Here is recursive function written in Rust. It is aimed to search complex chemical reactions mechanisms using a DB. The core function of the code is here:
fn parse_database<'a >(
db_object: &'a HashMap<&str, HashMap<&str,HashSet<&str> > >,
mechanism: &'a mut HashSet<&str>,
reactants: &'a mut HashSet<&str>,
) -> (HashSet<String>, HashSet<String>) {
let mut all_reactions: HashSet<&str> = db_object.keys().cloned().collect();
all_reactions.retain(|r_id| !mechanism.contains(r_id));
let mut found_reactants: HashSet<&str> = HashSet::new();
let mut found_reactions: HashSet<&str> = HashSet::new();
for r_id in all_reactions {
let reactants_ = &mut db_object[&r_id]["reagents"].clone();
if reactants_.is_subset(reactants) {
println!("{:?}", reactants_);
found_reactants.extend(db_object[&r_id]["products"].iter().cloned());
found_reactions.insert(r_id);
}
}
if !found_reactions.is_empty() {
println!("go to next iteration");
let next_itet_mechanism = &mut mechanism.union(&found_reactions).cloned().collect::<HashSet<_>>();
let next_itet_reactants = &mut reactants.union(&found_reactants).cloned().collect::<HashSet<_>>();
return parse_database(
db_object,
next_itet_mechanism,
next_itet_reactants
);
} else {
println!("last iteration");
println!("{:?}, {:?}", reactants, mechanism);
return (
reactants.iter().cloned().map(String::from).collect(),
mechanism.iter().cloned().map(String::from).collect(),
);
}}
let mut mech: HashSet<String> = HashSet::new();
let mut reactants: HashSet<String> =... some task;
let reaction_db:HashMap<&str, HashMap<&str, HashMap<&str, HashSet<&str>>>> = ... some serde magic and convertion to &str
//
let (reactants, mechanism) = parse_database(
&reaction_db[big_mech],
&mut mech,
&mut reactants,
and here is realisation in Py
def get_mechanism(big_mech, search_s):
search_s = set(search_s)
Data_for_matrix = dict()
def parse_database(db_object : Dict, mechanism : Set, reactants : Set):
all_reactions = set(db_object.keys())
all_reactions.difference_update(mechanism) # removes all seen reactions from the search
found_reactants = set()
found_reactions = set()
for r_id in all_reactions:
reactants_ = set(db_object[r_id]['reagents'])

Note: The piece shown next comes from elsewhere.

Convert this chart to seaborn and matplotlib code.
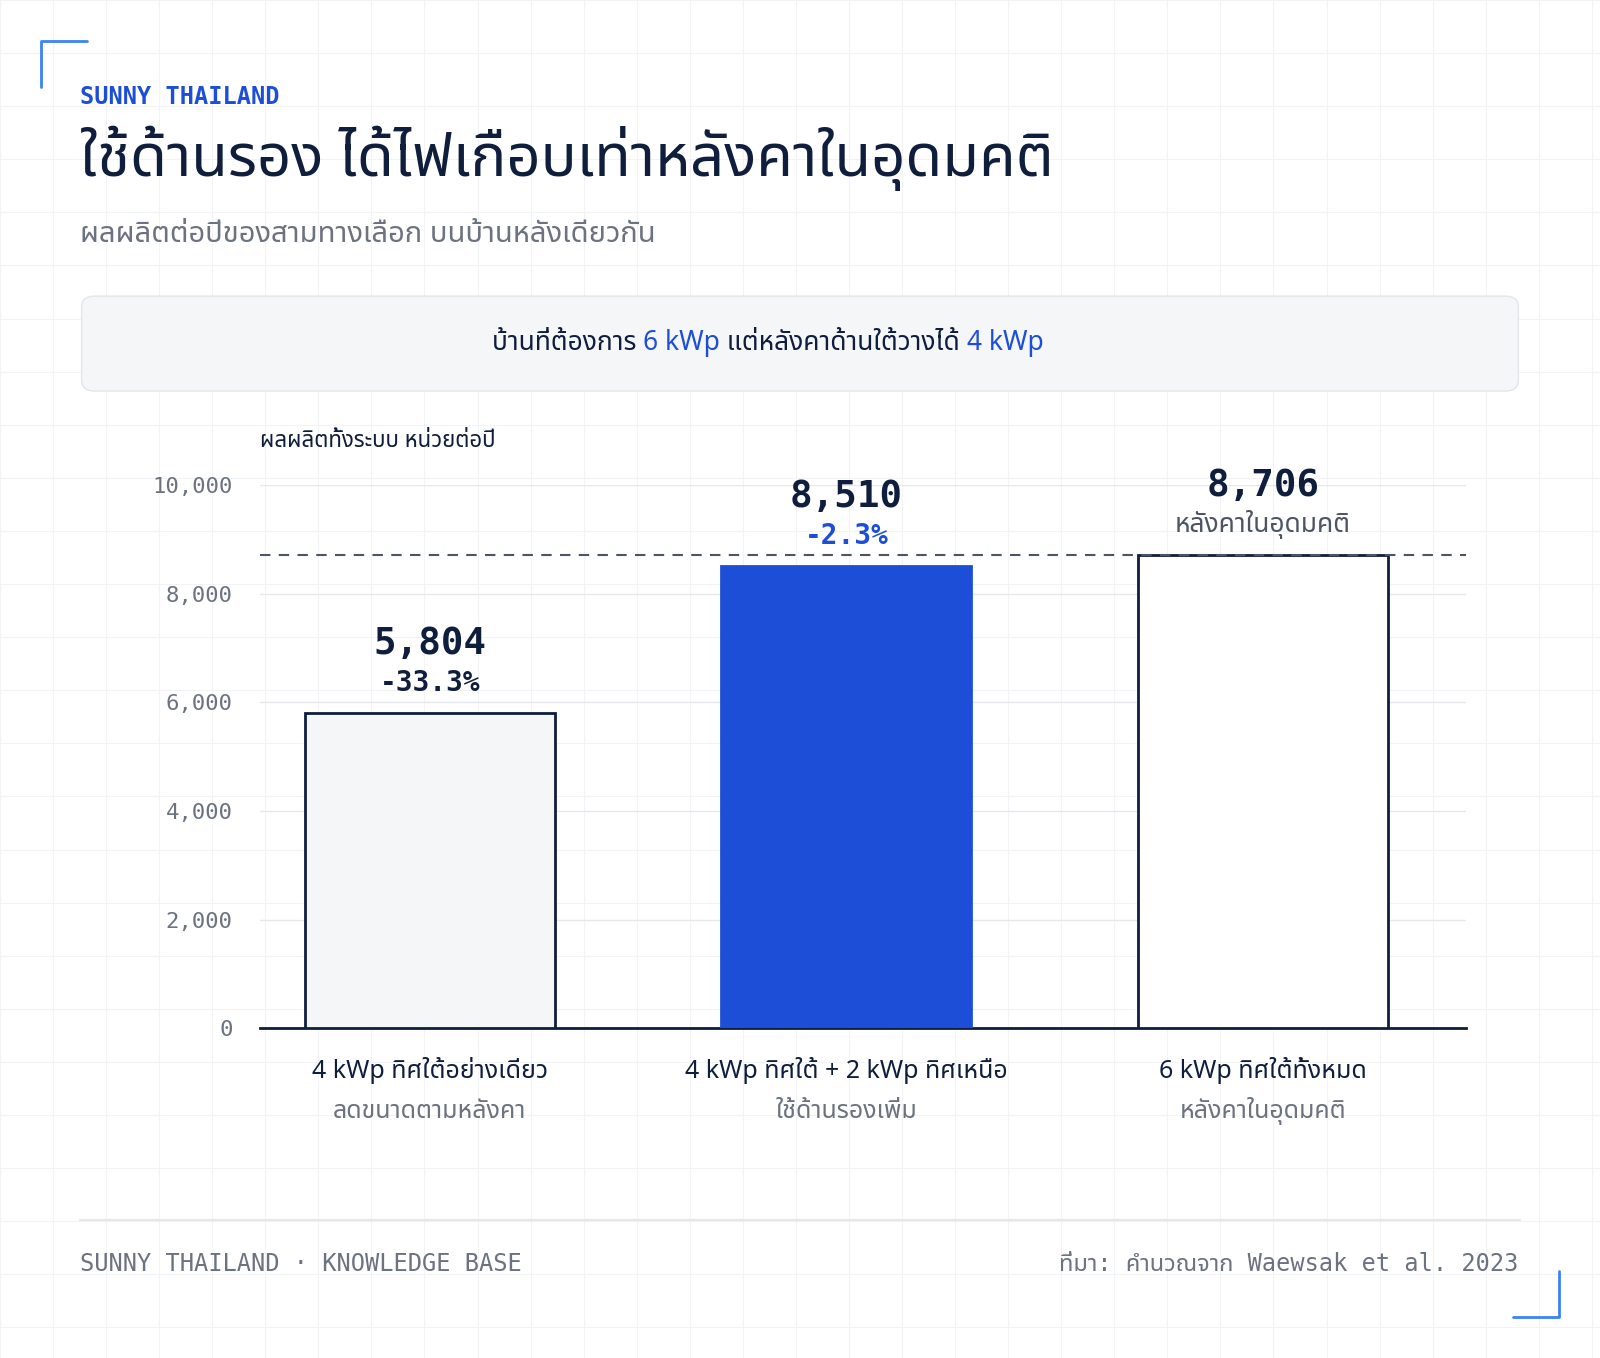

reactants_ = filter_set(reactants_)
if reactants_.issubset(reactants):
found_reactants.update(set(db_object[r_id]['products']))
found_reactions.add(r_id)
Data_for_matrix[int(r_id) ]=dict()
Data_for_matrix[int(r_id) ]=[list(db_object[r_id]['products']),list(reactants_) ]
if len(found_reactions) != 0:
print('next iter')
return parse_database(db_object=db_object,
mechanism=mechanism.union(found_reactions),
reactants=reactants.union(found_reactants))
else:
print('last iter')
return reactants, mechanism, Data_for_matrix
and it is 20 times faster then Rust version. I'm novice in Rust so any help would be appreciated.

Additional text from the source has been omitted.